**THE PROBLEM**
Retype the run of lines that opens with the line containing "Recreate this image" and closes with the line containing "p.border_fill_color = BG", exactly and inclusively, but skip the pictures.

**MATERIAL SHOWN**
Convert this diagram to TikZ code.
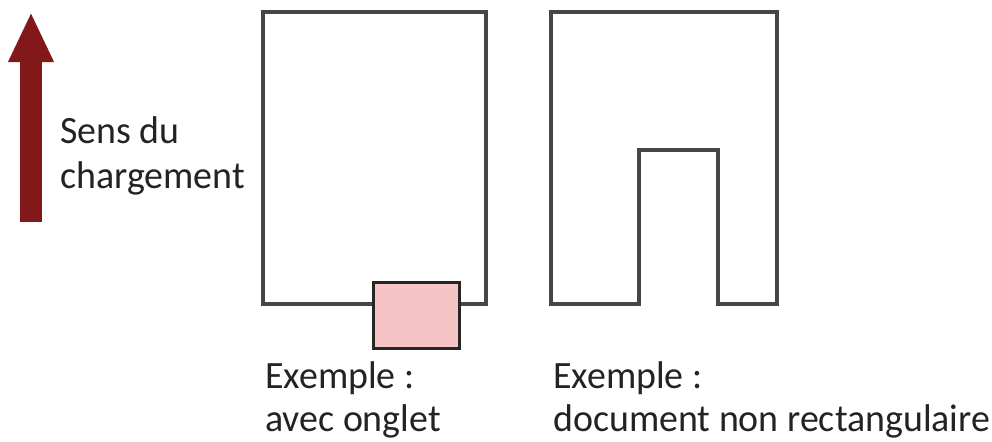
\documentclass[tikz,border=0pt]{standalone}
\usepackage{fontspec}
\setmainfont{Carlito}
\usepackage{tikz}
\usetikzlibrary{arrows.meta}
\definecolor{loadred}{RGB}{130,24,26}
\definecolor{tabpink}{RGB}{246,196,196}
\definecolor{edgegray}{RGB}{70,70,70}
\definecolor{textgray}{RGB}{35,35,35}

\tikzset{
  sheet/.style={draw=edgegray,line width=2.2pt,line join=miter},
  tabbox/.style={draw=black!85,fill=tabpink,line width=2.2pt},
  caption/.style={anchor=base west,inner sep=0pt,text=textgray,
    font=\fontsize{27.5}{33}\selectfont\addfontfeature{FakeStretch=0.98}}
}

\begin{document}
\begin{tikzpicture}[x=0.025cm,y=-0.025cm]
  \useasboundingbox (0,0) rectangle (992,441);
  % loading direction
  \coordinate (foot) at (31,222);
  \coordinate (tip) at (31,12);
  \draw[loadred,line width=0.525cm,-{Triangle[width=1.05cm,length=1.25cm]}] (foot) -- (tip);
  \node[caption] (sens) at (60,143) {Sens du};
  \node[caption] (charge) at (60,188) {chargement};
  % sheet with a tab
  \draw[sheet] (263,12) rectangle (486,304);
  \node[tabbox,minimum width=86*0.025cm,minimum height=66*0.025cm,inner sep=0pt,anchor=north west] (tab) at (372,281) {};
  \node[caption] (ex1) at (265,388) {Exemple :};
  \node[caption] (ex1b) at (265,431) {avec onglet};
  % sheet that is not a rectangle
  \draw[sheet] (639,304) -- (551,304) -- (551,12) -- (777,12) -- (777,304)
    -- (718,304) -- (718,150) -- (639,150) -- cycle;
  \node[caption] (ex2) at (553,388) {Exemple :};
  \node[caption] (ex2b) at (553,431) {document non rectangulaire};
\end{tikzpicture}
\end{document}
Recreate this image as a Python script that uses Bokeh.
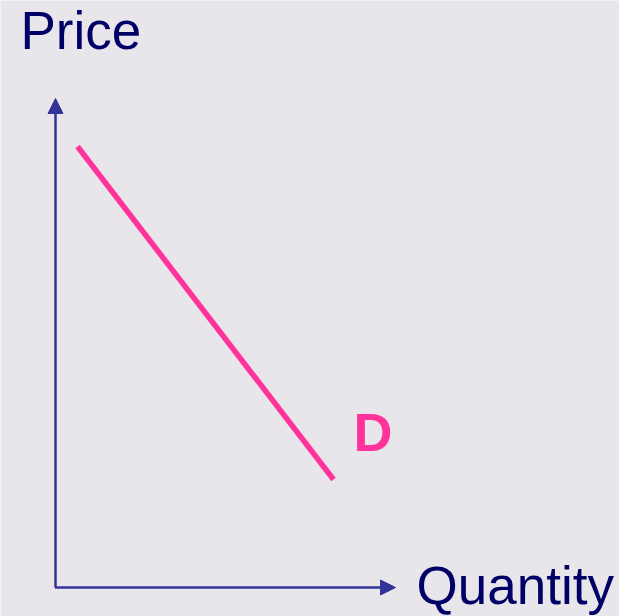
from bokeh.plotting import figure
from bokeh.models import Range1d, Arrow, NormalHead, ColumnDataSource
from bokeh.core.properties import value
from bokeh.embed import file_html
from bokeh.resources import INLINE

# Data
axis_labels = ["Price", "Quantity"]
quantity_axis_max = 34.0
price_axis_max = 48.9
demand_quantity = [2.2, 27.8]
demand_price = [44.1, 10.8]
curve_label = "D"

BG = "#E8E6EA"
AXIS = "#333399"
TEXT = "#000066"
PINK = "#FF3399"
FONT = "Liberation Sans"

p = figure(width=619, height=616, output_backend="svg", toolbar_location=None,
           x_range=Range1d(-5.5, 56.4), y_range=Range1d(-2.9, 58.7),
           min_border=0)
p.axis.visible = False
p.grid.visible = False
p.outline_line_color = None
p.background_fill_color = BG
p.border_fill_color = BG

# Axes as arrows
p.add_layout(Arrow(end=NormalHead(size=15, fill_color=AXIS, line_color=AXIS, line_width=1),
                   x_start=0, y_start=0, x_end=0, y_end=price_axis_max,
                   line_color=AXIS, line_width=2.5))
p.add_layout(Arrow(end=NormalHead(size=15, fill_color=AXIS, line_color=AXIS, line_width=1),
                   x_start=-0.05, y_start=0, x_end=quantity_axis_max, y_end=0,
                   line_color=AXIS, line_width=2.5))

# Demand curve
src = ColumnDataSource(dict(q=demand_quantity, pr=demand_price))
p.line("q", "pr", source=src, line_color=PINK, line_width=5.5)

# Labels
p.text(x=[-3.5], y=[55.7], text=[axis_labels[0]], text_font=value(FONT),
       text_font_size="53px", text_color=TEXT, text_align="left",
       text_baseline="alphabetic")
p.text(x=[36.1], y=[0.2], text=[axis_labels[1]], text_font=value(FONT),
       text_font_size="53px", text_color=TEXT, text_align="left",
       text_baseline="alphabetic")
p.text(x=[29.8], y=[15.6], text=[curve_label], text_font=value(FONT),
       text_font_size="54px", text_font_style="bold", text_color=PINK,
       text_align="left", text_baseline="alphabetic")

open("out.html", "w").write(file_html(p, INLINE))
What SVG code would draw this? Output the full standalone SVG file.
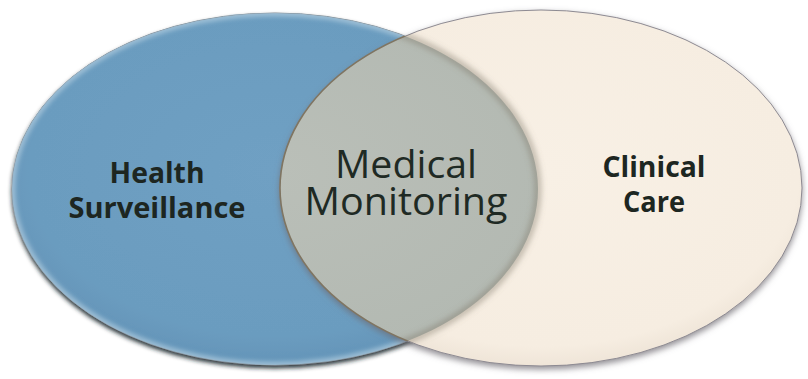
<svg xmlns="http://www.w3.org/2000/svg" width="808" height="379" viewBox="0 0 808 379">
<style>
  .lbl-b { font-family: "Open Sans", "Liberation Sans", sans-serif; font-weight: 700; font-size: 29px; fill: #1d2621; text-anchor: middle; }
  .lbl-r { font-family: "Open Sans", "Liberation Sans", sans-serif; font-weight: 400; font-size: 39px; fill: #1f2a24; text-anchor: middle; }
</style>
<defs>
  <radialGradient id="blueGrad" cx="0.5" cy="0.45" r="0.55">
    <stop offset="0" stop-color="#6fa0c3"/>
    <stop offset="0.85" stop-color="#6b9cbf"/>
    <stop offset="1" stop-color="#6394b8"/>
  </radialGradient>
  <radialGradient id="creamGrad" cx="0.5" cy="0.45" r="0.55">
    <stop offset="0" stop-color="#f8f0e5"/>
    <stop offset="0.9" stop-color="#f6ede1"/>
    <stop offset="1" stop-color="#efe5d8"/>
  </radialGradient>
  <radialGradient id="grayGrad" cx="0.5" cy="0.45" r="0.55">
    <stop offset="0" stop-color="#babfb8"/>
    <stop offset="1" stop-color="#b3b9b2"/>
  </radialGradient>
  <filter id="shadowBlue" x="-10%" y="-10%" width="120%" height="125%">
    <feDropShadow dx="0" dy="3" stdDeviation="2" flood-color="#14222a" flood-opacity="0.9"/>
  </filter>
  <filter id="shadowCream" x="-10%" y="-10%" width="120%" height="125%">
    <feDropShadow dx="0" dy="3" stdDeviation="3" flood-color="#6e6a72" flood-opacity="0.75"/>
  </filter>
  <filter id="soft" x="-10%" y="-10%" width="120%" height="120%">
    <feGaussianBlur stdDeviation="3"/>
  </filter>
  <filter id="softer" x="-10%" y="-10%" width="120%" height="120%">
    <feGaussianBlur stdDeviation="2"/>
  </filter>
  <clipPath id="clipCream">
    <ellipse cx="541" cy="188" rx="261" ry="178"/>
  </clipPath>
  <clipPath id="clipBlue">
    <ellipse cx="275" cy="189" rx="263" ry="176"/>
  </clipPath>
</defs>
<rect x="0" y="0" width="808" height="379" fill="#ffffff"/>

<g id="health-surveillance">
  <ellipse cx="275" cy="189" rx="263" ry="176" fill="url(#blueGrad)" stroke="#7f8c96" stroke-width="1" filter="url(#shadowBlue)"/>
  <g clip-path="url(#clipBlue)">
    <ellipse cx="275" cy="189" rx="263" ry="176" fill="none" stroke="#a8c6db" stroke-width="7" stroke-opacity="0.8" filter="url(#softer)"/>
  </g>
  <text class="lbl-b"><tspan x="157" y="183" textLength="95" lengthAdjust="spacingAndGlyphs">Health</tspan><tspan x="157" y="218" textLength="177" lengthAdjust="spacingAndGlyphs">Surveillance</tspan></text>
</g>

<g id="clinical-care">
  <ellipse cx="541" cy="188" rx="261" ry="178" fill="url(#creamGrad)" stroke="#8d8a92" stroke-width="1" filter="url(#shadowCream)"/>
  <text class="lbl-b"><tspan x="654" y="177" textLength="103" lengthAdjust="spacingAndGlyphs">Clinical</tspan><tspan x="654" y="212" textLength="62" lengthAdjust="spacingAndGlyphs">Care</tspan></text>
</g>

<g id="medical-monitoring">
  <g clip-path="url(#clipCream)">
    <ellipse cx="275" cy="189" rx="263" ry="176" fill="url(#grayGrad)"/>
    <ellipse cx="275" cy="189" rx="263" ry="176" fill="none" stroke="#7d7565" stroke-width="5" stroke-opacity="0.6" filter="url(#soft)"/>
  </g>
  <g clip-path="url(#clipBlue)">
    <ellipse cx="541" cy="188" rx="261" ry="178" fill="none" stroke="#7f7562" stroke-width="1.6"/>
  </g>
  <text class="lbl-r"><tspan x="406" y="178" textLength="142" lengthAdjust="spacingAndGlyphs">Medical</tspan><tspan x="406" y="215" textLength="203" lengthAdjust="spacingAndGlyphs">Monitoring</tspan></text>
</g>

<g id="connectors"/>
</svg>
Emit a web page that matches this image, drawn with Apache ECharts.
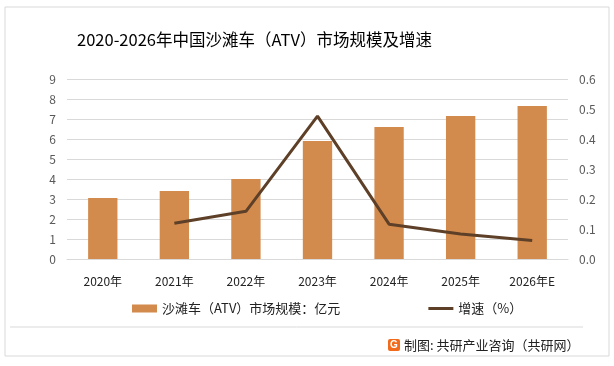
<!DOCTYPE html>
<html><head><meta charset="utf-8">
<script src="https://cdn.jsdelivr.net/npm/echarts@6/dist/echarts.min.js"></script>
<style>html,body{margin:0;padding:0;background:#fff}#c{width:614px;height:366px}</style>
</head><body><div id="c"></div>
<script>
var categories = ['2020年','2021年','2022年','2023年','2024年','2025年','2026年E'];
var marketSize = [3.05, 3.4, 4.0, 5.9, 6.6, 7.15, 7.65];
var growth = [null, 0.119, 0.159, 0.476, 0.116, 0.083, 0.062];
var leftTicks = [0,1,2,3,4,5,6,7,8,9];
var rightTicks = ['0.0','0.1','0.2','0.3','0.4','0.5','0.6'];
var titleText = '2020-2026年中国沙滩车（ATV）市场规模及增速';
var barName = '沙滩车（ATV）市场规模：亿元';
var lineName = '增速（%）';
var footerText = '制图: 共研产业咨询（共研网）';

var font = '"Noto Sans CJK SC", "Microsoft YaHei", sans-serif';
var chart = echarts.init(document.getElementById('c'));
chart.setOption({
  animation: false,
  backgroundColor: '#fff',
  title: {text: titleText, left: 72, top: 26, textStyle: {fontFamily: font, fontSize: 16.5, fontWeight: 'normal', color: '#000'}},
  grid: {left: 67, right: 46, top: 79, bottom: 107},
  legend: {
    bottom: 46, left: 127, itemGap: 88, itemWidth: 25, itemHeight: 8,
    textStyle: {fontFamily: font, fontSize: 13, color: '#222'},
    data: [{name: barName, icon: 'rect'}, {name: lineName, icon: 'path://M0,0 L25,0 L25,3 L0,3 Z'}]
  },
  xAxis: {type: 'category', data: categories,
    axisLine: {show: true, lineStyle: {color: '#d9d9d9'}}, axisTick: {show: false},
    axisLabel: {fontFamily: font, fontSize: 12, color: '#222', margin: 16}},
  yAxis: [
    {type: 'value', min: 0, max: 9, interval: 1, axisLine: {show: false}, axisTick: {show: false},
     axisLabel: {fontFamily: font, fontSize: 12, color: '#595959', margin: 11, formatter: function(v){return leftTicks.indexOf(v)>=0? String(v):'';}},
     splitLine: {lineStyle: {color: '#d9d9d9', width: 1}}},
    {type: 'value', min: 0, max: 0.6, interval: 0.1, axisLine: {show: false}, axisTick: {show: false},
     axisLabel: {fontFamily: font, fontSize: 12, color: '#595959', margin: 11, formatter: function(v){return rightTicks[Math.round(v*10)];}},
     splitLine: {show: false}}
  ],
  series: [
    {name: barName, type: 'bar', data: marketSize, barWidth: '41%', itemStyle: {color: '#D38B4D'}},
    {name: lineName, type: 'line', yAxisIndex: 1, data: growth, symbol: 'none', connectNulls: false,
     lineStyle: {color: '#5E4028', width: 3}, itemStyle: {color: '#5E4028'}}
  ],
  graphic: [
    {type: 'rect', shape: {x: 5, y: 7, width: 604, height: 349}, style: {fill: null, stroke: '#d9d9d9', lineWidth: 1}, silent: true},
    {type: 'line', shape: {x1: 10, y1: 327, x2: 583, y2: 327}, style: {stroke: '#d9d9d9', lineWidth: 1}},
    {type: 'rect', shape: {x: 388, y: 339, width: 12, height: 12, r: 2}, style: {fill: '#F26A1B'}},
    {type: 'text', style: {text: 'G', x: 394, y: 345, textAlign: 'center', textVerticalAlign: 'middle', font: 'bold 10px sans-serif', fill: '#fff'}},
    {type: 'text', style: {text: footerText, x: 404, y: 345, textVerticalAlign: 'middle', font: '13px ' + font, fill: '#222'}}
  ]
});
</script></body></html>
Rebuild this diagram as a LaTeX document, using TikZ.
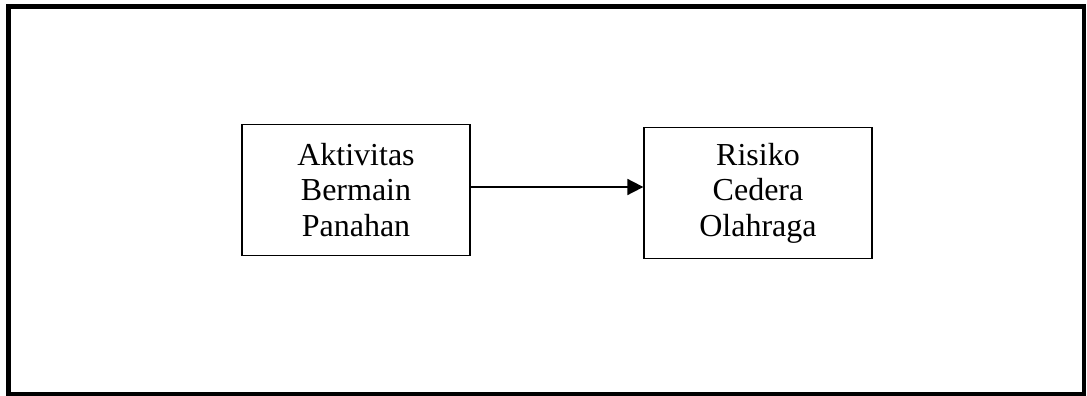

**TASK ANSWER**
Recreate this image as a Python script that uses Bokeh.
from bokeh.plotting import figure
from bokeh.models import Range1d, Arrow, NormalHead, ColumnDataSource
from bokeh.core.properties import value
from bokeh.embed import file_html
from bokeh.resources import INLINE

# Data
axis_labels = ["Price", "Quantity"]
quantity_axis_max = 34.0
price_axis_max = 48.9
demand_quantity = [2.2, 27.8]
demand_price = [44.1, 10.8]
curve_label = "D"

BG = "#E8E6EA"
AXIS = "#333399"
TEXT = "#000066"
PINK = "#FF3399"
FONT = "Liberation Sans"

p = figure(width=619, height=616, output_backend="svg", toolbar_location=None,
           x_range=Range1d(-5.5, 56.4), y_range=Range1d(-2.9, 58.7),
           min_border=0)
p.axis.visible = False
p.grid.visible = False
p.outline_line_color = None
p.background_fill_color = BG
p.border_fill_color = BG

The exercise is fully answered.